1. Field of the Invention
This invention relates to memory management in which access protection information is examined simultaneously with translation of the virtual address of the protected signal.
2. The Prior Art
Every computer has at least one section in which data is processed and at least one memory in which data is stored, either waiting to be processed or after it has been processed, or both. It is desirable to have the memory as accessible as possible to the processor and to have as much storage capacity as desired. However, some compromise is always necessary. There is always a limit to the amount of information that can be stored in a memory to which the processor has relatively rapid access, and so it is common to provide a less accessible memory, such as a disc or tape or other device, on which more information can be stored. The more accessible memory is commonly called the main, or primary, memory and the less accessible one a secondary, or auxiliary, memory.
A system having two or more memories related as has just been described is referred to as a hierarchical memory system. The secondary memory is connected in a hierarchical system in such a way that storage space in the main memory can be dynamically allocated to blocks of information fetched from the secondary memory when required by the program or programs running in the computer. The address of a data word in the secondary memory is referred to as its virtual address, and the address of the same data, when fetched from the secondary memory and stored in the main memory is referred to as its real, or physical, address. Data is not usually fetched one word at a time from the secondary memory; instead, a related block of words is fetched at one time for relatively temporary storage in the main memory. The same block may be fetched and replaced more than once in the execution of a program, and each time it is fetched, it may be stored at a different real address in the main memory. To simplify the programmer's task, hierarchical memory systems are arranged so that the data is always addressed by its virtual address, not by the real memory address, even though the data must be at a real address in the main memory when it is in use in a program.
The correlation between each virtual address and the corresponding real address of information brought into the main memory is kept track of automatically by translation means in the computer. In the course of executing a program, the computer generates virtual addresses that are automatically applied to address translation means to be translated into the corresponding real memory addresses. If those virtual addresses have already been fetched and stored in the translation means, the translations can be accomplished and access can thereby be obtained to the coresponding data fetched from the secondary memory and stored at those real addresses in the main memory. If such fetching of a virtual address has not previously taken place, the attempt at address translation will, of course, not yield a corresponding real address, and the virtual address, together with the data stored there in the secondary memory, will have to be fetched at that time.

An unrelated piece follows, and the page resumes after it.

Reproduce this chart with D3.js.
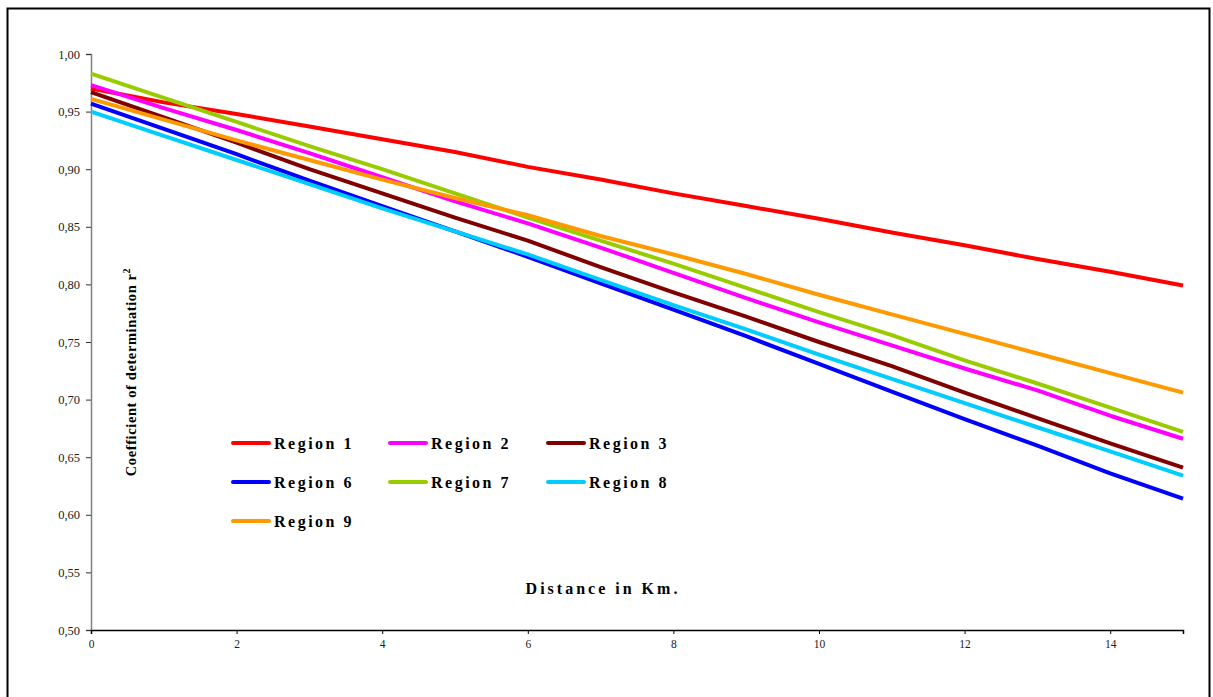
<!DOCTYPE html>
<html>
<head>
<meta charset="utf-8">
<script src="https://cdn.jsdelivr.net/npm/d3@7"></script>
<style>
  body { margin: 0; background: #fff; }
  svg { display: block; }
  text { font-family: "Liberation Serif", "Times New Roman", serif; }
</style>
</head>
<body>
<svg class="chart"></svg>
<script>
// Distances (km) at which r2 was read
var distances = [0, 1, 2, 3, 4, 5, 6, 7, 8, 9, 10, 11, 12, 13, 14, 15];

// Series names and colours
var regions = ["Region 1", "Region 2", "Region 3", "Region 6", "Region 7", "Region 8", "Region 9"];
var colors = ["#ff0000", "#ff00ff", "#800000", "#0000ff", "#99cc00", "#00ccff", "#ff9900"];

// r2 values per region
var region1 = [0.970, 0.958, 0.948, 0.937, 0.926, 0.915, 0.902, 0.891, 0.879, 0.868, 0.857, 0.845, 0.834, 0.822, 0.811, 0.799];
var region2 = [0.973, 0.953, 0.934, 0.914, 0.893, 0.872, 0.853, 0.832, 0.810, 0.788, 0.767, 0.747, 0.727, 0.708, 0.686, 0.666];
var region3 = [0.967, 0.945, 0.923, 0.900, 0.879, 0.858, 0.838, 0.815, 0.793, 0.772, 0.750, 0.729, 0.706, 0.684, 0.662, 0.641];
var region6 = [0.957, 0.935, 0.913, 0.890, 0.868, 0.846, 0.824, 0.801, 0.778, 0.755, 0.731, 0.707, 0.683, 0.660, 0.636, 0.614];
var region7 = [0.983, 0.962, 0.941, 0.920, 0.900, 0.879, 0.858, 0.838, 0.818, 0.797, 0.776, 0.756, 0.734, 0.714, 0.693, 0.672];
var region8 = [0.950, 0.929, 0.908, 0.887, 0.866, 0.846, 0.826, 0.804, 0.782, 0.761, 0.739, 0.718, 0.697, 0.676, 0.655, 0.634];
var region9 = [0.961, 0.943, 0.925, 0.908, 0.891, 0.875, 0.860, 0.842, 0.826, 0.809, 0.791, 0.774, 0.757, 0.740, 0.723, 0.706];

var xTicks = [0, 2, 4, 6, 8, 10, 12, 14];
var yTicks = [0.50, 0.55, 0.60, 0.65, 0.70, 0.75, 0.80, 0.85, 0.90, 0.95, 1.00];

var allValues = [region1, region2, region3, region6, region7, region8, region9];

var width = 1213, height = 697;
var svg = d3.select(".chart")
    .attr("width", width)
    .attr("height", height);

// Outer frame
svg.append("rect")
    .attr("x", 7.5).attr("y", 8.5)
    .attr("width", 1202).attr("height", 700)
    .attr("fill", "none")
    .attr("stroke", "#000")
    .attr("stroke-width", 2);

var x = d3.scaleLinear().domain([0, 15]).range([91, 1183]);
var y = d3.scaleLinear().domain([0.5, 1.0]).range([630, 54]);

var fmt = function (d) { return d3.format(".2f")(d).replace(".", ","); };

// Y axis
var yAxis = svg.append("g")
    .attr("transform", "translate(91,0)")
    .call(d3.axisLeft(y).tickValues(yTicks).tickSize(5).tickFormat(fmt));
yAxis.select(".domain").attr("stroke", "#808080").attr("stroke-width", 1.5);
yAxis.selectAll(".tick line").attr("stroke", "#333");
yAxis.selectAll(".tick text")
    .attr("x", -11)
    .attr("fill", "#222")
    .style("font-size", "12.5px");

// X axis
var xAxis = svg.append("g")
    .attr("transform", "translate(0,630)")
    .call(d3.axisBottom(x).tickValues(xTicks).tickSize(4).tickFormat(d3.format("d")));
xAxis.select(".domain").attr("stroke", "#000").attr("stroke-width", 1.5);
xAxis.selectAll(".tick line").attr("stroke", "#000");
xAxis.selectAll(".tick text")
    .attr("y", 10)
    .attr("fill", "#222")
    .style("font-size", "11.5px");

// Lines
var line = d3.line()
    .x(function (d, i) { return x(distances[i]); })
    .y(function (d) { return y(d); });

svg.append("g").selectAll("path")
    .data(allValues)
    .enter()
    .append("path")
    .attr("d", line)
    .attr("fill", "none")
    .attr("stroke", function (d, i) { return colors[i]; })
    .attr("stroke-width", 4)
    .attr("stroke-linejoin", "round");

// Axis titles
var yTitle = svg.append("text")
    .attr("transform", "translate(136,372) rotate(-90)")
    .attr("text-anchor", "middle")
    .style("font-size", "14.5px")
    .style("font-weight", "bold")
    .style("letter-spacing", "0.6px");
yTitle.append("tspan").text("Coefficient of determination  r");
yTitle.append("tspan").attr("dy", -6).style("font-size", "10px").text("2");

svg.append("text")
    .attr("x", 603).attr("y", 594)
    .attr("text-anchor", "middle")
    .style("font-size", "16px")
    .style("font-weight", "bold")
    .style("letter-spacing", "3px")
    .text("Distance in Km.");

// Legend
var legendCols = [233, 390, 548];
var legendRows = [443, 482, 521];
var legend = svg.append("g").selectAll("g")
    .data(regions)
    .enter()
    .append("g")
    .attr("transform", function (d, i) {
        return "translate(" + legendCols[i % 3] + "," + legendRows[Math.floor(i / 3)] + ")";
    });

legend.append("line")
    .attr("x1", 0).attr("x2", 36)
    .attr("stroke", function (d, i) { return colors[i]; })
    .attr("stroke-width", 4)
    .attr("stroke-linecap", "round");

legend.append("text")
    .attr("x", 41).attr("y", 5.5)
    .style("font-size", "16px")
    .style("font-weight", "bold")
    .style("letter-spacing", "2.5px")
    .text(function (d) { return d; });
</script>
</body>
</html>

Not all information fetched into main memory as just described can be used without restriction. If the information is being used in more than one program, security measures are required to ensure that one user's program does not illegally access or modify information that is private to another user (for example, bank account information). Nor is it permissible to modify the code of the operating system. There are still other reasons for denying access to information stored at certain virtual addresses, and all such denial may vary from program to program and even from time to time in the same program. Heretofore, the protection code, or attributes, have been fetched and stored in the real memory along with data that is to be protected, and it has been necessary to carry out the translation of the virtual address first and then to examine the information at the real address to learn if there were any access prohibition code included with the data stored there.
A number of U.S. Patents relating to memory management have come to the attention of Applicant and his attorneys during the preparation of this application and are included in the following list, but none of them suggests the present invention:
U.S. Pat. No. 3,588,839 entitled "Hierarchical Memory Updating System" by L. A. Belady et al.
U.S. Pat. No. 3,725,870 entitled "Parallel-Access Data File System" by M. Felcheck et al.
U.S. Pat. No. 3,811,117 entitled "Time Ordered Memory System and Operation" by R. A. Anderson, Jr. et al.
U.S. Pat. No. 4,055,851 entitled "Memory Module with Means for Generating a Control Signal that Inhibits a Subsequent Overlapped Memory Cycle During a Reading Operation Portion of a Reading Memory Cycle" by S. R. Jenkins et al.
U.S. Pat. No. 4,084,225 entitled "Virtual Address Translator" by L. D. Anderson et al.
U.S. Pat. No. 4,084,230 entitled "Hybrid Semiconductor Memory with On-Chip Associative Page Addressing, Page Replacement and Control" by R. E. Matick.
U.S. Pat. No. 4,096,568 entitled "Virtual Address Translator" by D. B. Bennett et al.
U.S. Pat. No. 4,177,510 entitled "Protection of Data in an Information Multiprocessing System by Implementing a Concept of Rings to Represent the Different Levels of Privileges Among Processes" by M. Appell et al.
U.S. Pat. No. 4,224,664 entitled "Apparatus for Detecting When the Activity of One Process in Relation to a Common Piece of Information Interferes with Any Other Process in a Multiprogramming/Multiprocessing Computer System" by M. G. Trinchieri.